- CHALLENGE:
Examine the material below. Gather every line in which the string "React" appears.

- MATERIAL PROVIDED:

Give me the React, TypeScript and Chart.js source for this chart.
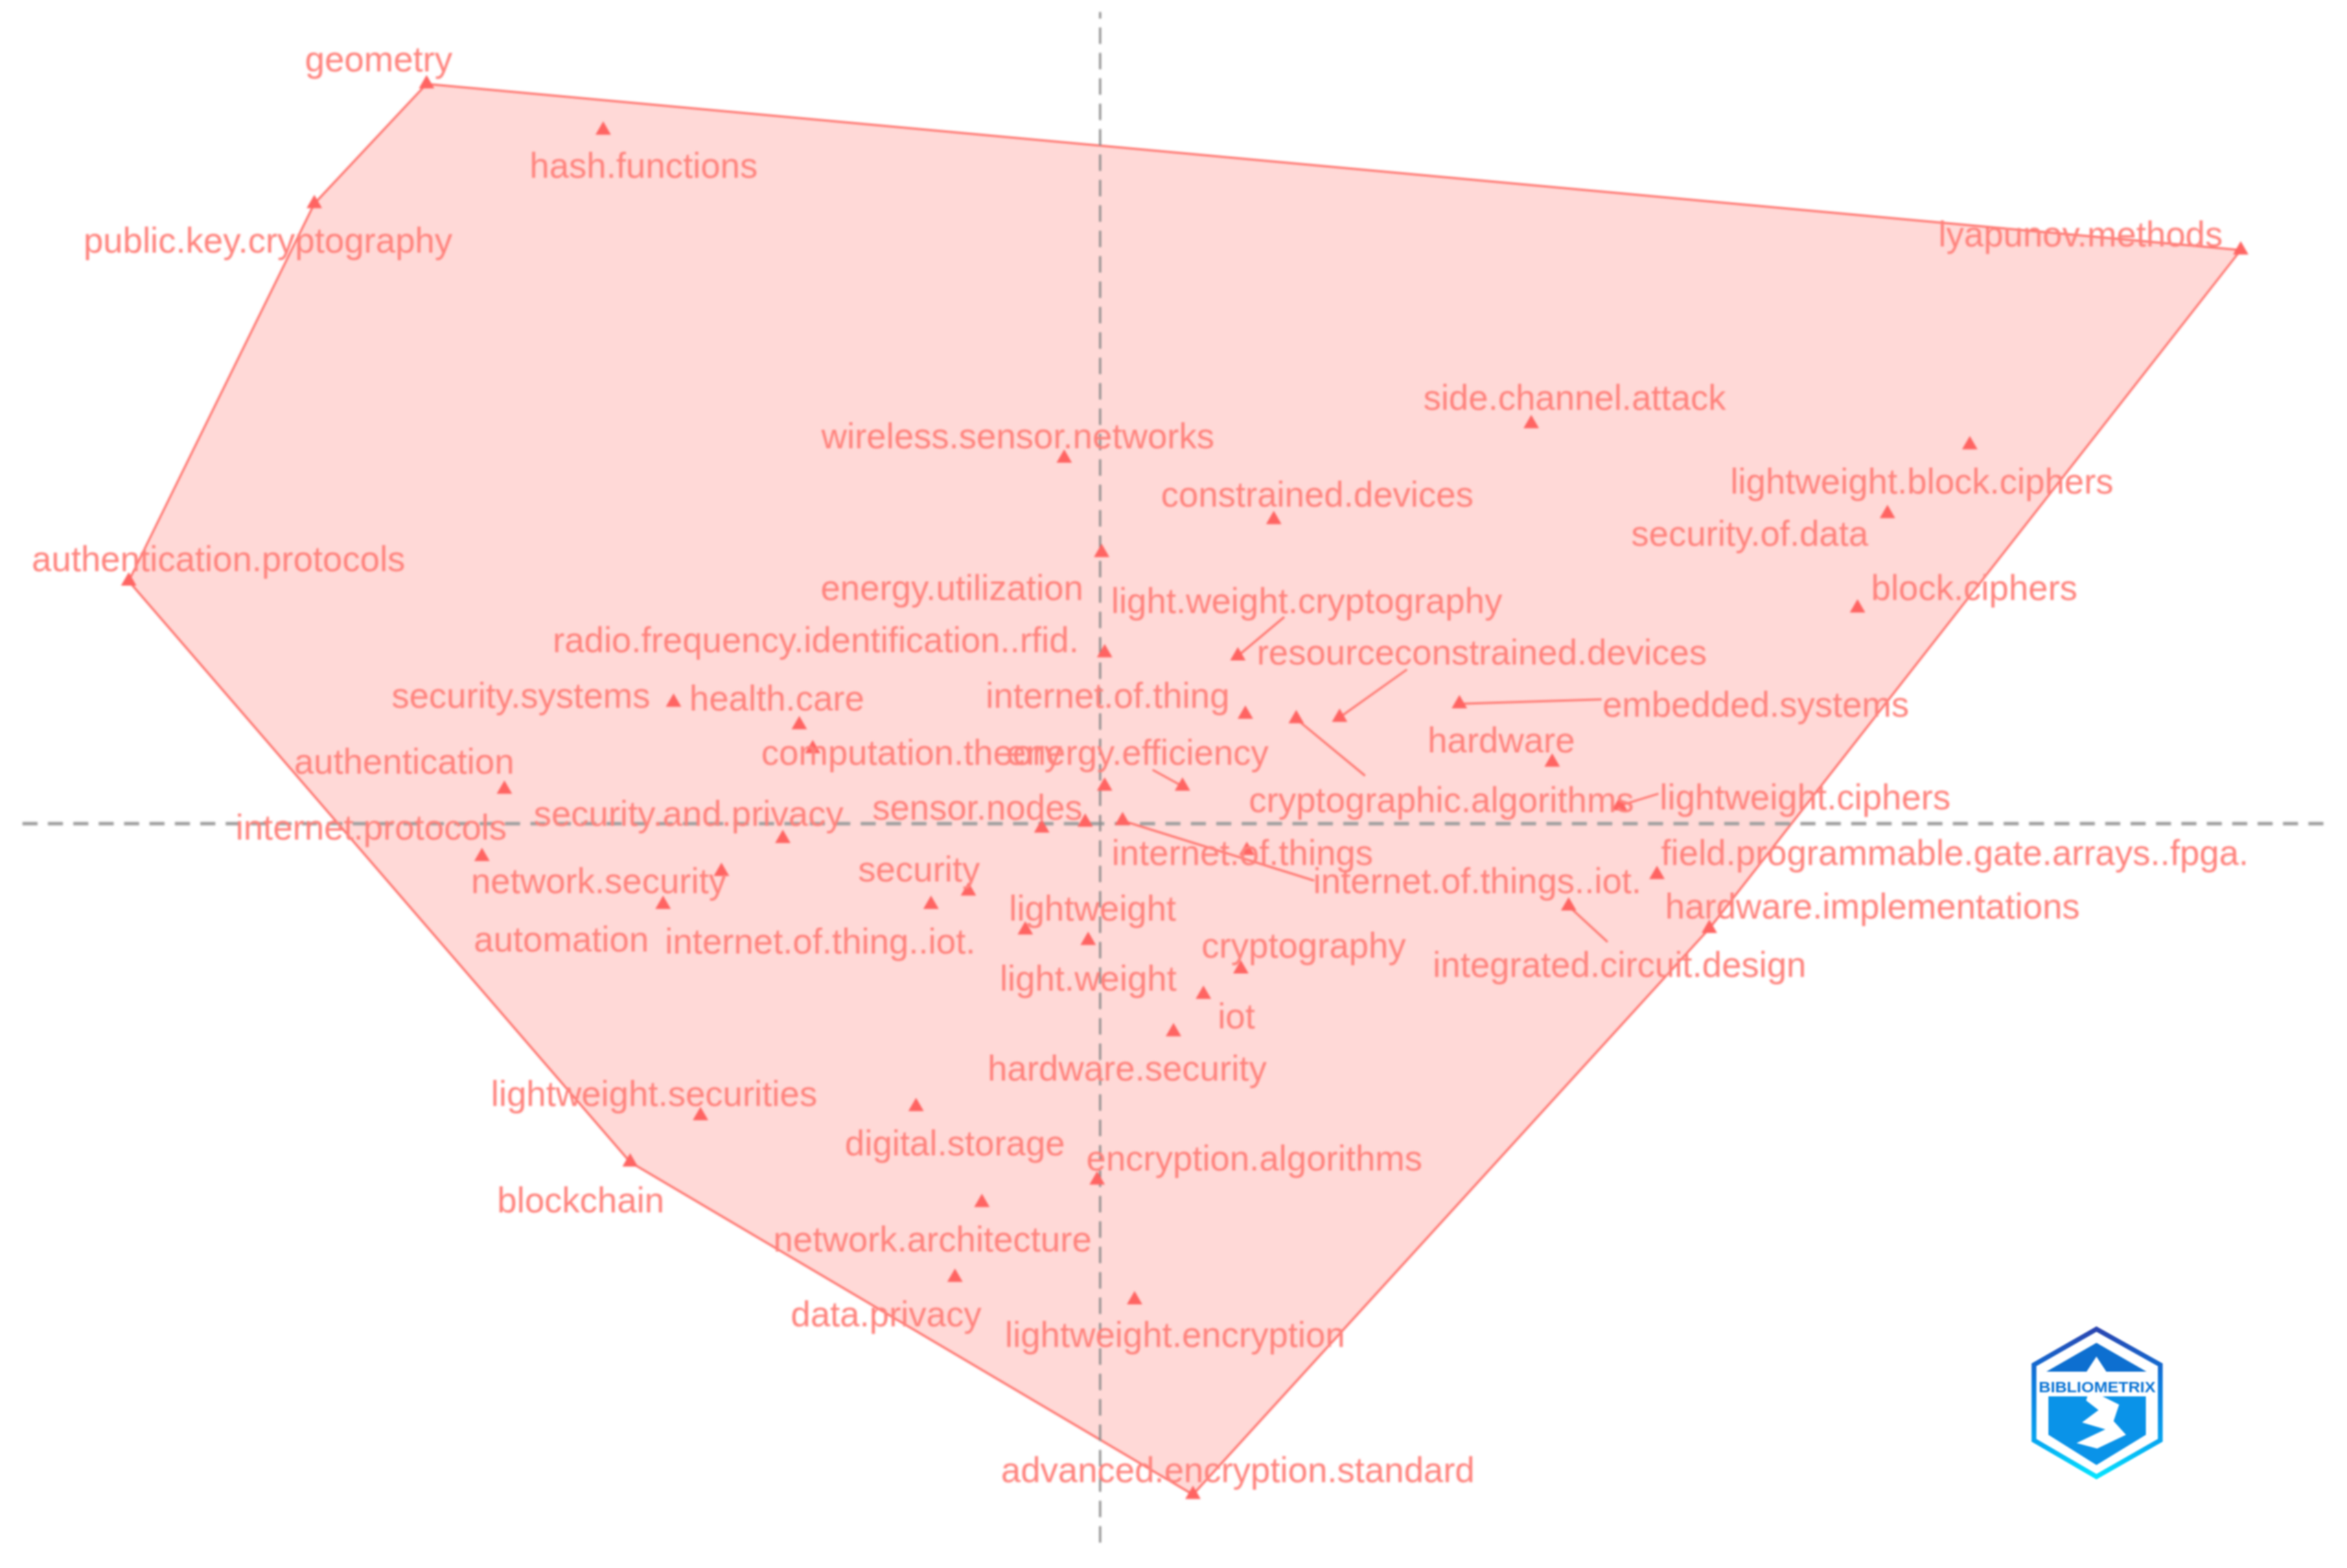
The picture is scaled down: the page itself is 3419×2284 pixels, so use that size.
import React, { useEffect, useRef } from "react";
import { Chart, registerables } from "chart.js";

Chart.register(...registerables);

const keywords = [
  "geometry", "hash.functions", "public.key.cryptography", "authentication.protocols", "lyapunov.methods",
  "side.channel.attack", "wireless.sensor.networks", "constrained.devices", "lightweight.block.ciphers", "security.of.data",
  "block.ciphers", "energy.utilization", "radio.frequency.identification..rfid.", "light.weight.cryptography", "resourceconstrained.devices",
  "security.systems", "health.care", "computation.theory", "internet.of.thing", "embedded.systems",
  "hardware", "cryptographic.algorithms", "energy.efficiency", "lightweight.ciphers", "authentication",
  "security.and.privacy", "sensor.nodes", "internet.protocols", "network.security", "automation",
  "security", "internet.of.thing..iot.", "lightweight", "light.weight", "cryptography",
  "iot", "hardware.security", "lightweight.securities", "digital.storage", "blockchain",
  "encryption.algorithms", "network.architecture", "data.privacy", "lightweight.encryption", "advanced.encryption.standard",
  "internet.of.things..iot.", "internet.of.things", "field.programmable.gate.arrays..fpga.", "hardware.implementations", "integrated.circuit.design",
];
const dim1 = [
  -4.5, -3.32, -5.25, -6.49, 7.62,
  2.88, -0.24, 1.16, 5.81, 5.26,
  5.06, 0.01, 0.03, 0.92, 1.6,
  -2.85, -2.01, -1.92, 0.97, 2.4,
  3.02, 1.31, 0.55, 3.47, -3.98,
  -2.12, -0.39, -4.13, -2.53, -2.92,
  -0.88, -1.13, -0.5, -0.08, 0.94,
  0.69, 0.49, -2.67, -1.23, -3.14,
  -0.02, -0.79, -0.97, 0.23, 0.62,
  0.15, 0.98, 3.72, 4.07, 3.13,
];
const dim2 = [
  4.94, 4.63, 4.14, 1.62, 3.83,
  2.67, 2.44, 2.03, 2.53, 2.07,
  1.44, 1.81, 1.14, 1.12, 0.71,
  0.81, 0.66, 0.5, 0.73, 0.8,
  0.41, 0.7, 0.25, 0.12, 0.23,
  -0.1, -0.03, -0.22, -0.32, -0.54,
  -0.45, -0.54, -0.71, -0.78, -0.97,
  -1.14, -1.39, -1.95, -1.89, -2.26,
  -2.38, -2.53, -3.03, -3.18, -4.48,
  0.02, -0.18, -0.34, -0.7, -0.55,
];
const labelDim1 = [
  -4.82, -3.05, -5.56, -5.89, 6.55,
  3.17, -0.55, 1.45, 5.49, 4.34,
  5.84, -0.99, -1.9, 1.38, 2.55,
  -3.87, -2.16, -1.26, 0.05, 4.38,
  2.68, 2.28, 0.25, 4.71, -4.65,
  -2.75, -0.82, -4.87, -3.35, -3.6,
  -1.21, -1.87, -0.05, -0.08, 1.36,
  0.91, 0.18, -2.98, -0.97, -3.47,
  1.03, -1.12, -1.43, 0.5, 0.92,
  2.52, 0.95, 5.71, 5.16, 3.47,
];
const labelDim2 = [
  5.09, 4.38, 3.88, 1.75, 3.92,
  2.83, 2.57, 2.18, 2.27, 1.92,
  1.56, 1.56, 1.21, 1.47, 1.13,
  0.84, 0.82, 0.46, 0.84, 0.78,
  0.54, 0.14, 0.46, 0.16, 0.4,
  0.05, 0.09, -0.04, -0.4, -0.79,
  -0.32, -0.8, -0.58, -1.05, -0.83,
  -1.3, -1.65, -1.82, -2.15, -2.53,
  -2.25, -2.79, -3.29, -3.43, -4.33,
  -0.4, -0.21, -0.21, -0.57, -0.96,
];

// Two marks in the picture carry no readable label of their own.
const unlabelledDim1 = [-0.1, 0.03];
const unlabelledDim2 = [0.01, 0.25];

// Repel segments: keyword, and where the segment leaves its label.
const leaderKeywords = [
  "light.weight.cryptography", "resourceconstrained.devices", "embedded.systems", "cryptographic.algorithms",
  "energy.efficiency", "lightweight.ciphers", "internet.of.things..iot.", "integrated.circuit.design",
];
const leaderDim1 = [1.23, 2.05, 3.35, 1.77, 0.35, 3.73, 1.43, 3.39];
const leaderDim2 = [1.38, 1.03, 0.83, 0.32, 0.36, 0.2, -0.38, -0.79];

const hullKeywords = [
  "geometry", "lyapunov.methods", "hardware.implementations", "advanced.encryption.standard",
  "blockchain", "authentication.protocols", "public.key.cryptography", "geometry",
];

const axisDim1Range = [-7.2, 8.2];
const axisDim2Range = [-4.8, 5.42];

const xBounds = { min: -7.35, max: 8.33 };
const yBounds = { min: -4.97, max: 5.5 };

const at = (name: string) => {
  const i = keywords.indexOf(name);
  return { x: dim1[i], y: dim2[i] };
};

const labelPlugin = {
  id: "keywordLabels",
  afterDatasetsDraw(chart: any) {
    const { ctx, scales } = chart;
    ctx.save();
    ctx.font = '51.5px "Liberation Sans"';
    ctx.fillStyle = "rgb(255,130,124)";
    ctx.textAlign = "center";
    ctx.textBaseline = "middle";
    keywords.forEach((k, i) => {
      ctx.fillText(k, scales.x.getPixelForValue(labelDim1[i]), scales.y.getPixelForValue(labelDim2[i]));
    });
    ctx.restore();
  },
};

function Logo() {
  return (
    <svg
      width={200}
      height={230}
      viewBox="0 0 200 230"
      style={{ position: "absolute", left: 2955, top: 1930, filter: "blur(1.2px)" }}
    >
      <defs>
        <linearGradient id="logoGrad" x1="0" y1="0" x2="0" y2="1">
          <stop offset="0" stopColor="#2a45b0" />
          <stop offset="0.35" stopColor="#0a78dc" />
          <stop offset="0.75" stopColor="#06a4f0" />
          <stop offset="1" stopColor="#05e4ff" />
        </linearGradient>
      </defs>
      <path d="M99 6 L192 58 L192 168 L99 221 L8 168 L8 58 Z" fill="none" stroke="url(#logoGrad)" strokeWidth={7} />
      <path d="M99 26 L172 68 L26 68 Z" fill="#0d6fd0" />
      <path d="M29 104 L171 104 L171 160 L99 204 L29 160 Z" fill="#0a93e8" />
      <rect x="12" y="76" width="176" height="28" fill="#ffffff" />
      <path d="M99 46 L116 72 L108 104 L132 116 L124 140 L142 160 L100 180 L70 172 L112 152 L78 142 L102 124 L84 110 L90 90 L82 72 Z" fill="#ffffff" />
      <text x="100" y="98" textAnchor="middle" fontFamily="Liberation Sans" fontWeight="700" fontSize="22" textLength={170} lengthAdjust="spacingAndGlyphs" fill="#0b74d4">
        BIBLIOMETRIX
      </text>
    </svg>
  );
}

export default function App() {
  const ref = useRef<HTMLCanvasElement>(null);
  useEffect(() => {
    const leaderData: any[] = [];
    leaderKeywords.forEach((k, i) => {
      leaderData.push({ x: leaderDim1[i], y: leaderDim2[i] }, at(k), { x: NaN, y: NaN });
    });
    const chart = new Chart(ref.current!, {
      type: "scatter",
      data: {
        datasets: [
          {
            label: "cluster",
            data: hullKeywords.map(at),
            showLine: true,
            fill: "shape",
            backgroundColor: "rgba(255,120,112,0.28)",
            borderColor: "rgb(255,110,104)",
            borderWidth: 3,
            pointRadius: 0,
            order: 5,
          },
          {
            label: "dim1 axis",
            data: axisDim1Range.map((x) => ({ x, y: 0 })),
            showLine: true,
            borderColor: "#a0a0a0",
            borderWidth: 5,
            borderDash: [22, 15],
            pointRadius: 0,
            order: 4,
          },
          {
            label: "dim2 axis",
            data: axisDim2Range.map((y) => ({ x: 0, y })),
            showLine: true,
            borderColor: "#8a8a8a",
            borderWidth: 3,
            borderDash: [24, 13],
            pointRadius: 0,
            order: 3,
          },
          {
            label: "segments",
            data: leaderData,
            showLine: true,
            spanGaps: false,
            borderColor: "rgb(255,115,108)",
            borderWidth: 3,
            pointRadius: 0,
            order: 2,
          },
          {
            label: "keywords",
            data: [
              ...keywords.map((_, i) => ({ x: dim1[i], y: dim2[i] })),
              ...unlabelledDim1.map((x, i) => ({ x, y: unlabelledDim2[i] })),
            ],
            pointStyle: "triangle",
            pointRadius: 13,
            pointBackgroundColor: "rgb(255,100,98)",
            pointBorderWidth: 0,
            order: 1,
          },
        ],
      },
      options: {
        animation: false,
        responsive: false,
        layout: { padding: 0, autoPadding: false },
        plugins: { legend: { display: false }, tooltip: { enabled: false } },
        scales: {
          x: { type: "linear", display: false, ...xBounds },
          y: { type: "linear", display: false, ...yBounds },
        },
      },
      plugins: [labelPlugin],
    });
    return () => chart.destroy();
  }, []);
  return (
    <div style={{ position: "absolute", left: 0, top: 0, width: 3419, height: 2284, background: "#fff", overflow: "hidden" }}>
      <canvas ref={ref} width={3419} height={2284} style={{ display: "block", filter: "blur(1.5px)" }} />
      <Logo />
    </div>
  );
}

- REPLY:
Give me the React, TypeScript and Chart.js source for this chart.
import React, { useEffect, useRef } from "react";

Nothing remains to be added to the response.